(begin)

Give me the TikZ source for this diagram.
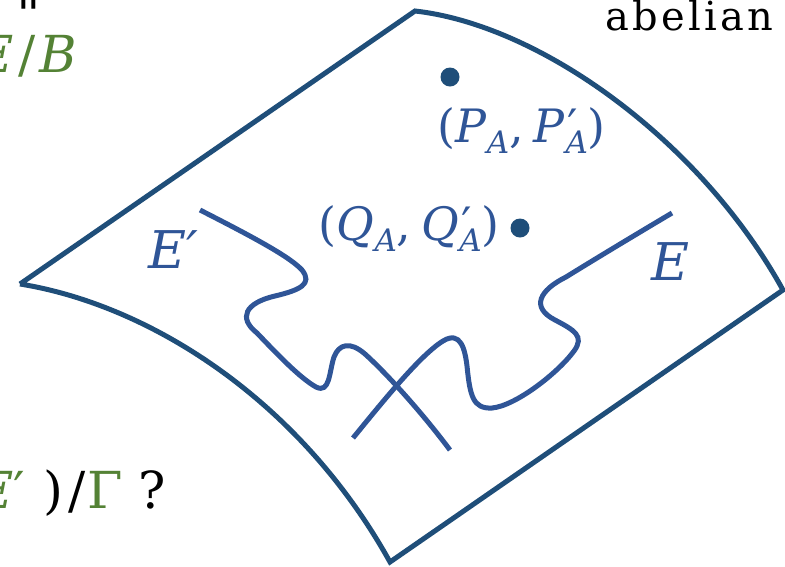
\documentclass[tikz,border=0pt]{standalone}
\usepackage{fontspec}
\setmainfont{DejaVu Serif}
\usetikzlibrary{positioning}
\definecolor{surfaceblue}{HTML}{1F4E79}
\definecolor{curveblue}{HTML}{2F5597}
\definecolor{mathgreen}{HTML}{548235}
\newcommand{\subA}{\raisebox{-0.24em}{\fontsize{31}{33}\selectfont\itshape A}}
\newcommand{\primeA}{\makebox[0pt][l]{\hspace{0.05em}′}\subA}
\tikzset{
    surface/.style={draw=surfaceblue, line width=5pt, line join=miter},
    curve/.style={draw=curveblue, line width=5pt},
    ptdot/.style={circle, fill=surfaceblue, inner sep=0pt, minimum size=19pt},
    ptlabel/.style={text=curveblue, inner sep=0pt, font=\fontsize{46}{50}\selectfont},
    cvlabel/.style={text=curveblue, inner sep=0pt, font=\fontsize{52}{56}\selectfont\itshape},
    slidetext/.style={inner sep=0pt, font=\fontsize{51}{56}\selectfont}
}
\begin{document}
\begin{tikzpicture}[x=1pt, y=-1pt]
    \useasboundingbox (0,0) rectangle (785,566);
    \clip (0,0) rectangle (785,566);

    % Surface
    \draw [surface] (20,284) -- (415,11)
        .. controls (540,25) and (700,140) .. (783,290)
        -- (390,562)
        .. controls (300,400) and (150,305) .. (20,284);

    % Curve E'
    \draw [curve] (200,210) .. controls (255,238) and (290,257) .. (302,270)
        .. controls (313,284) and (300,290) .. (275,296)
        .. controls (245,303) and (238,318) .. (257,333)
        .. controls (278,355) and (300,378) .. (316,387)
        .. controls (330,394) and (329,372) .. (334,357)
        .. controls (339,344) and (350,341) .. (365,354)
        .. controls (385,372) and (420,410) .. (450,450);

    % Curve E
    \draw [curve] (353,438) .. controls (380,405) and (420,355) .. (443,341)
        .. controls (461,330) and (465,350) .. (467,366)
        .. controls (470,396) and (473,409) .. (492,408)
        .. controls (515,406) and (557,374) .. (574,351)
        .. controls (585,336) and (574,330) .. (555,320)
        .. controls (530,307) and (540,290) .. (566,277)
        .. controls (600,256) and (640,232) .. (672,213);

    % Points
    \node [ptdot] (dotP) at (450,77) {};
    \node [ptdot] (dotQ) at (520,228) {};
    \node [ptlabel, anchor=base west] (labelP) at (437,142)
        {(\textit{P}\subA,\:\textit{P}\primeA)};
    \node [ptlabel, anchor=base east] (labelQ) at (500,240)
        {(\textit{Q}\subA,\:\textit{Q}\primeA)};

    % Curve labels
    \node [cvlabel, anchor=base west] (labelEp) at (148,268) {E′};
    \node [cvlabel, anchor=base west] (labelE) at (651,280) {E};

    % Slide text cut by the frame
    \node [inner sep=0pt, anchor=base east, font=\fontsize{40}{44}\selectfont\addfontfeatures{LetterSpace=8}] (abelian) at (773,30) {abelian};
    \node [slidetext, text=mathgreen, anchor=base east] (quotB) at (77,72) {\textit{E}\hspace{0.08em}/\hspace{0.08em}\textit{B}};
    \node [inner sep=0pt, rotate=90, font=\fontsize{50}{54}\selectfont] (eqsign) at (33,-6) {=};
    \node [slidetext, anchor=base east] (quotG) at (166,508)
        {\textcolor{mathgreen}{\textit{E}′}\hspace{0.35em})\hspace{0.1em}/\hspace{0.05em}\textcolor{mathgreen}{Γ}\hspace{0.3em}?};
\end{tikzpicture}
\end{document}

(end)

» **PROBLEM**:
Output an exact copy of the material, with the pictures removed.

» **EXPECTED ANSWER**:
Give me the TikZ source for this diagram.
\documentclass[tikz,border=0pt]{standalone}
\usepackage{fontspec}
\setmainfont{DejaVu Serif}
\usetikzlibrary{positioning}
\definecolor{surfaceblue}{HTML}{1F4E79}
\definecolor{curveblue}{HTML}{2F5597}
\definecolor{mathgreen}{HTML}{548235}
\newcommand{\subA}{\raisebox{-0.24em}{\fontsize{31}{33}\selectfont\itshape A}}
\newcommand{\primeA}{\makebox[0pt][l]{\hspace{0.05em}′}\subA}
\tikzset{
    surface/.style={draw=surfaceblue, line width=5pt, line join=miter},
    curve/.style={draw=curveblue, line width=5pt},
    ptdot/.style={circle, fill=surfaceblue, inner sep=0pt, minimum size=19pt},
    ptlabel/.style={text=curveblue, inner sep=0pt, font=\fontsize{46}{50}\selectfont},
    cvlabel/.style={text=curveblue, inner sep=0pt, font=\fontsize{52}{56}\selectfont\itshape},
    slidetext/.style={inner sep=0pt, font=\fontsize{51}{56}\selectfont}
}
\begin{document}
\begin{tikzpicture}[x=1pt, y=-1pt]
    \useasboundingbox (0,0) rectangle (785,566);
    \clip (0,0) rectangle (785,566);

    % Surface
    \draw [surface] (20,284) -- (415,11)
        .. controls (540,25) and (700,140) .. (783,290)
        -- (390,562)
        .. controls (300,400) and (150,305) .. (20,284);

    % Curve E'
    \draw [curve] (200,210) .. controls (255,238) and (290,257) .. (302,270)
        .. controls (313,284) and (300,290) .. (275,296)
        .. controls (245,303) and (238,318) .. (257,333)
        .. controls (278,355) and (300,378) .. (316,387)
        .. controls (330,394) and (329,372) .. (334,357)
        .. controls (339,344) and (350,341) .. (365,354)
        .. controls (385,372) and (420,410) .. (450,450);

    % Curve E
    \draw [curve] (353,438) .. controls (380,405) and (420,355) .. (443,341)
        .. controls (461,330) and (465,350) .. (467,366)
        .. controls (470,396) and (473,409) .. (492,408)
        .. controls (515,406) and (557,374) .. (574,351)
        .. controls (585,336) and (574,330) .. (555,320)
        .. controls (530,307) and (540,290) .. (566,277)
        .. controls (600,256) and (640,232) .. (672,213);

    % Points
    \node [ptdot] (dotP) at (450,77) {};
    \node [ptdot] (dotQ) at (520,228) {};
    \node [ptlabel, anchor=base west] (labelP) at (437,142)
        {(\textit{P}\subA,\:\textit{P}\primeA)};
    \node [ptlabel, anchor=base east] (labelQ) at (500,240)
        {(\textit{Q}\subA,\:\textit{Q}\primeA)};

    % Curve labels
    \node [cvlabel, anchor=base west] (labelEp) at (148,268) {E′};
    \node [cvlabel, anchor=base west] (labelE) at (651,280) {E};

    % Slide text cut by the frame
    \node [inner sep=0pt, anchor=base east, font=\fontsize{40}{44}\selectfont\addfontfeatures{LetterSpace=8}] (abelian) at (773,30) {abelian};
    \node [slidetext, text=mathgreen, anchor=base east] (quotB) at (77,72) {\textit{E}\hspace{0.08em}/\hspace{0.08em}\textit{B}};
    \node [inner sep=0pt, rotate=90, font=\fontsize{50}{54}\selectfont] (eqsign) at (33,-6) {=};
    \node [slidetext, anchor=base east] (quotG) at (166,508)
        {\textcolor{mathgreen}{\textit{E}′}\hspace{0.35em})\hspace{0.1em}/\hspace{0.05em}\textcolor{mathgreen}{Γ}\hspace{0.3em}?};
\end{tikzpicture}
\end{document}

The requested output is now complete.